Webhooks

Use webhooks to be notified about events that happen in a Stripe account. If you need help, check out our answers to common questions or chat live with other developers in #stripe on freenode.

Interacting with a third-party API like Stripe's often suffers from two important problems:

  1. Services not directly responsible for making an API request may still need to know the response of that request
  2. Some events, like disputed charges and many recurring billing events, are not the result of a direct API request

Webhooks solve these problems by letting you register a URL that we will notify anytime an event happens in your account. When the event occurs—for example when a successful charge is made in your account, Stripe creates an Event object. This object contains all the relevant information, including the type of event and the data associated with that event. Stripe then sends an HTTP POST request with the Event object to any URLs in your account's webhooks settings. You can find a full list of all event types in the API docs.

Understand that you only need to use webhooks for behind-the-scenes transactions. The results of most Stripe requests, including charge attempts and customer creations, are reported synchronously to your code, and don't require webhooks for verification. (For example, with a charge request, the charge will immediately succeed and a Charge object returned, or the charge will immediately fail and an exception will be thrown.)

Configuring your webhook settings

Webhooks can be configured in the webhooks settings section of the Dashboard. Clicking Add URL reveals a form to add a new URL for receiving webhooks.

You can enter any URL you'd like to have receive the events. The mode determines whether test events or live events are sent to this URL—if you want to send both live and test events to the same URL you need to create two separate settings (application webhooks do not follow this rule). You may add as many URLs as you like.

Receiving a webhook notification

Configuring your server to receive a new webhook is no different from creating any page on your website. With PHP, you might create a new .php file on your server; with a framework like Sinatra, you would add a new route with the desired URL. Remember, with webhooks, your server is the server receiving the request.

Webhook data is sent as JSON in the request's body. The full event details are included and can be used directly. Alternatively, the event is also available through the API. If it's important to confirm that Stripe sent the webhook, you should only use the ID sent in your webhook and should request the remaining details from the API directly.

Webhook endpoints may occasionally receive the same event more than once. We advise you to guard against such duplicated events by making your event processing idempotent. You can do this for example by recording which events you've processed and not processing the same event twice.
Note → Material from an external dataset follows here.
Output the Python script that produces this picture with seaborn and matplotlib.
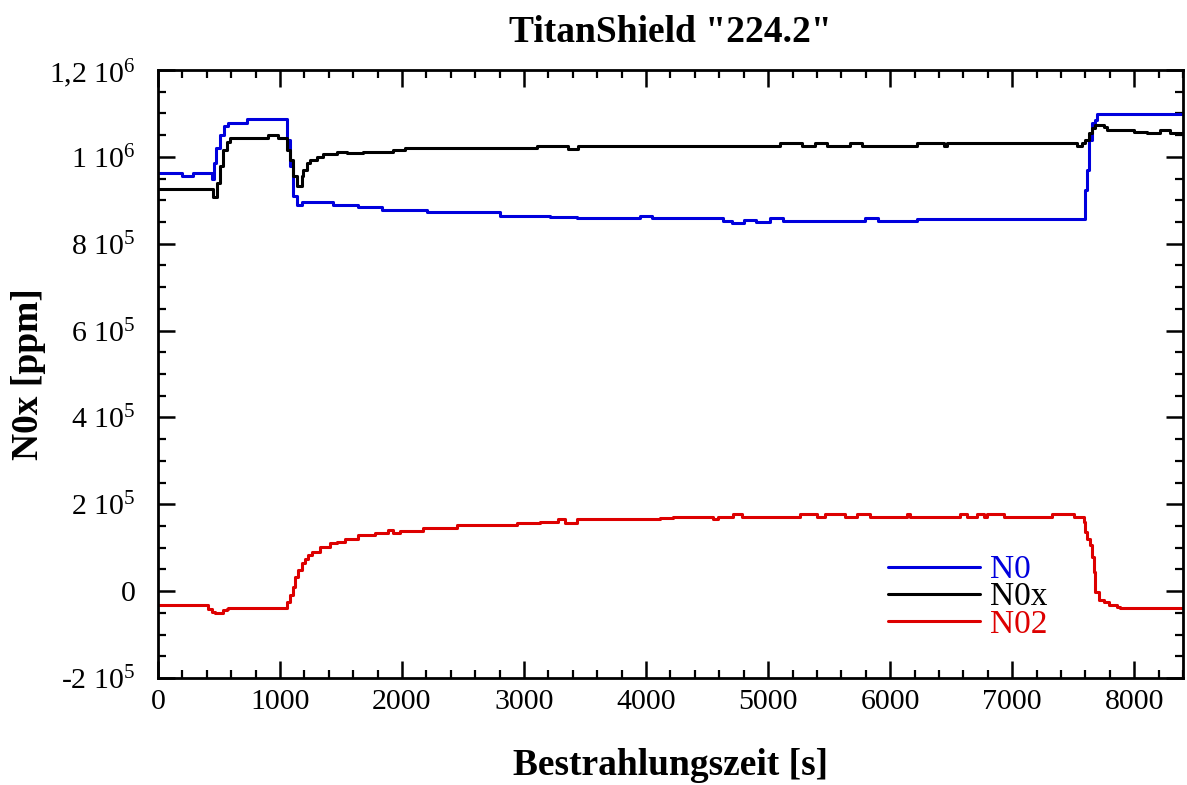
import matplotlib
matplotlib.use("Agg")
import matplotlib.pyplot as plt
import seaborn as sns
import pandas as pd
from matplotlib.ticker import MultipleLocator, FixedLocator, FixedFormatter

# ---------------- data ----------------
no_t = [0, 200, 290, 440, 460, 480, 510, 540, 574, 727, 1055, 1082, 1110, 1137, 1178,
        1434, 1639, 1833, 2202, 2803, 3213, 3432, 3950, 4050, 4631, 4700, 4800, 4900,
        5016, 5123, 5369, 5795, 5902, 6221, 7311, 7598, 7615, 7631, 7656, 7680, 7694, 8400]
no_v = [963e3, 956e3, 963e3, 950e3, 985e3, 1020e3, 1050e3, 1070e3, 1078e3, 1087e3,
        1040e3, 980e3, 910e3, 889e3, 897e3, 889e3, 884e3, 878e3, 872e3, 865e3, 862e3,
        859e3, 864e3, 859e3, 852e3, 848e3, 854e3, 850e3, 859e3, 853e3, 853e3, 859e3,
        853e3, 858e3, 858e3, 924e3, 970e3, 1040e3, 1078e3, 1085e3, 1099e3, 1099e3]

nox_t = [0, 440, 454, 481, 508, 535, 563, 590, 904, 986, 1041, 1055, 1082, 1109, 1137,
         1178, 1191, 1219, 1246, 1301, 1355, 1465, 1547, 1683, 1929, 2025, 3104, 3363,
         3445, 5098, 5276, 5385, 5481, 5672, 5768, 5904, 6219, 6437, 6465, 7530, 7570,
         7598, 7626, 7653, 7680, 7749, 7776, 7803, 7995, 8104, 8213, 8295, 8391, 8400]
nox_v = [926e3, 926e3, 908e3, 940e3, 978e3, 1016e3, 1035e3, 1043e3, 1051e3, 1043e3,
         1043e3, 1016e3, 993e3, 955e3, 932e3, 955e3, 970e3, 986e3, 993e3, 999e3, 1007e3,
         1012e3, 1009e3, 1012e3, 1016e3, 1020e3, 1025e3, 1017e3, 1024e3, 1031e3, 1024e3,
         1031e3, 1024e3, 1031e3, 1024e3, 1024e3, 1031e3, 1024e3, 1031e3, 1024e3, 1031e3,
         1039e3, 1055e3, 1066e3, 1074e3, 1068e3, 1062e3, 1062e3, 1058e3, 1056e3, 1062e3,
         1056e3, 1052e3, 1052e3]

no2_t = [0, 413, 440, 467, 494, 535, 563, 577, 1055, 1082, 1109, 1123, 1150, 1178, 1205,
         1232, 1260, 1328, 1410, 1465, 1533, 1642, 1779, 1888, 1929, 1984, 2175, 2448,
         2940, 3131, 3281, 3336, 3432, 4115, 4224, 4552, 4590, 4716, 4784, 5262, 5399,
         5467, 5631, 5727, 5836, 6137, 6164, 6574, 6629, 6711, 6765, 6793, 6929, 7325,
         7503, 7585, 7598, 7612, 7639, 7653, 7667, 7680, 7708, 7749, 7790, 7858, 7885, 8400]
no2_v = [-32e3, -40e3, -49e3, -51e3, -51e3, -44e3, -40e3, -38e3, -25e3, -9e3, 10e3, 33e3,
         48e3, 64e3, 74e3, 83e3, 91e3, 102e3, 110e3, 114e3, 121e3, 129e3, 134e3, 140e3,
         134e3, 139e3, 146e3, 152e3, 158e3, 160e3, 166e3, 158e3, 166e3, 169e3, 171e3,
         167e3, 171e3, 177e3, 171e3, 177e3, 171e3, 177e3, 171e3, 177e3, 171e3, 177e3,
         171e3, 177e3, 171e3, 177e3, 171e3, 177e3, 171e3, 177e3, 171e3, 160e3, 137e3,
         121e3, 106e3, 79e3, 45e3, -2e3, -21e3, -26e3, -31e3, -36e3, -38e3, -38e3]

series_names = ["N0", "N0x", "N02"]
series_colors = ["#0000dd", "#000000", "#dd0000"]

y_ticks = [-2e5, 0, 2e5, 4e5, 6e5, 8e5, 1e6, 1.2e6]
y_ticklabels = [r"-2 10$^{5}$", "0", r"2 10$^{5}$", r"4 10$^{5}$", r"6 10$^{5}$",
                r"8 10$^{5}$", r"1 10$^{6}$", r"1,2 10$^{6}$"]

title = 'TitanShield "224.2"'
x_label = "Bestrahlungszeit [s]"
y_label = "N0x [ppm]"

# ---------------- styling ----------------
sns.set_theme(style="ticks")
plt.rcParams["font.family"] = ["Liberation Serif", "DejaVu Serif"]
plt.rcParams["mathtext.fontset"] = "custom"
plt.rcParams["mathtext.rm"] = "Liberation Serif"
plt.rcParams["mathtext.default"] = "regular"
plt.rcParams["text.color"] = "black"
plt.rcParams["axes.labelcolor"] = "black"
plt.rcParams["xtick.color"] = "black"
plt.rcParams["ytick.color"] = "black"

fig = plt.figure(figsize=(11.87, 7.85), dpi=100)
ax = fig.add_axes([0.133, 0.1363, 0.8637, 0.7745])

frames = [
    pd.DataFrame({"t": no_t, "v": no_v, "s": series_names[0]}),
    pd.DataFrame({"t": nox_t, "v": nox_v, "s": series_names[1]}),
    pd.DataFrame({"t": no2_t, "v": no2_v, "s": series_names[2]}),
]
for df, name, col in zip(frames, series_names, series_colors):
    sns.lineplot(data=df, x="t", y="v", ax=ax, color=col, linewidth=2.2,
                 drawstyle="steps-post", estimator=None, sort=False, label=name)

ax.set_xlim(0, 8400)
ax.set_ylim(-2e5, 1.2e6)
ax.xaxis.set_major_locator(MultipleLocator(1000))
ax.xaxis.set_minor_locator(MultipleLocator(200))
ax.yaxis.set_major_locator(FixedLocator(y_ticks))
ax.yaxis.set_major_formatter(FixedFormatter(y_ticklabels))
ax.yaxis.set_minor_locator(MultipleLocator(5e4))

for s in ax.spines.values():
    s.set_linewidth(2.0)
    s.set_color("black")
ax.tick_params(which="both", direction="in", top=True, right=True, colors="black",
               labelsize=21.5)
ax.tick_params(which="major", length=12, width=1.8)
ax.tick_params(which="minor", length=6, width=1.6)
ax.tick_params(axis="y", which="major", pad=16)
ax.tick_params(axis="x", which="major", pad=8)

ax.set_title(title, fontsize=27, fontweight="bold", pad=20, color="black")
ax.set_xlabel(x_label, fontsize=27, fontweight="bold", labelpad=24)
ax.set_ylabel(y_label, fontsize=27, fontweight="bold", labelpad=2)

leg = ax.legend(loc="center left", bbox_to_anchor=(0.712, 0.133), frameon=False,
                fontsize=24, labelcolor="linecolor", handlelength=2.76,
                handletextpad=0.3, labelspacing=-0.1, borderpad=0.0,
                borderaxespad=0.0)

fig.savefig("out.png", dpi=100)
Receiving webhooks with a CSRF-protected server

If you're using Rails, Django, or another web framework, your server may automatically check that POST request bodies it receives contain a CSRF token. This is an important security feature that helps protect you and your users from cross-site request forgery. However, it may also prevent your server from receiving legitimate webhooks. You may need to exempt from CSRF protection the Rails route or Django view you use to receive webhooks.

Responding to a webhook

To acknowledge you received the webhook without any problem, your server should return a 2xx HTTP status code. Any other information you return in the request headers or request body will be ignored. Any response code outside the 2xx range, including 3xx codes, will indicate to Stripe that you did not receive the webhook. When a webhook is not received for whatever reason, Stripe will continue trying to send the webhook once an hour for up to 3 days.

Webhooks and API versions

The structure of an event object sent in a webhook is dictated by the API version in your account settings at the time of the event's occurrence. For example, if your account is set to an older API version, such as 2015-02-16, and you change the API version for a specific request via versioning, the event object generated still aligns with the 2015-02-16 API version.

Further, an event object will never be changed after the fact. Subsequent updates to your account's API version do not retroactively alter existing event objects. Fetching older events using a newer API version also has no impact on the event's structure.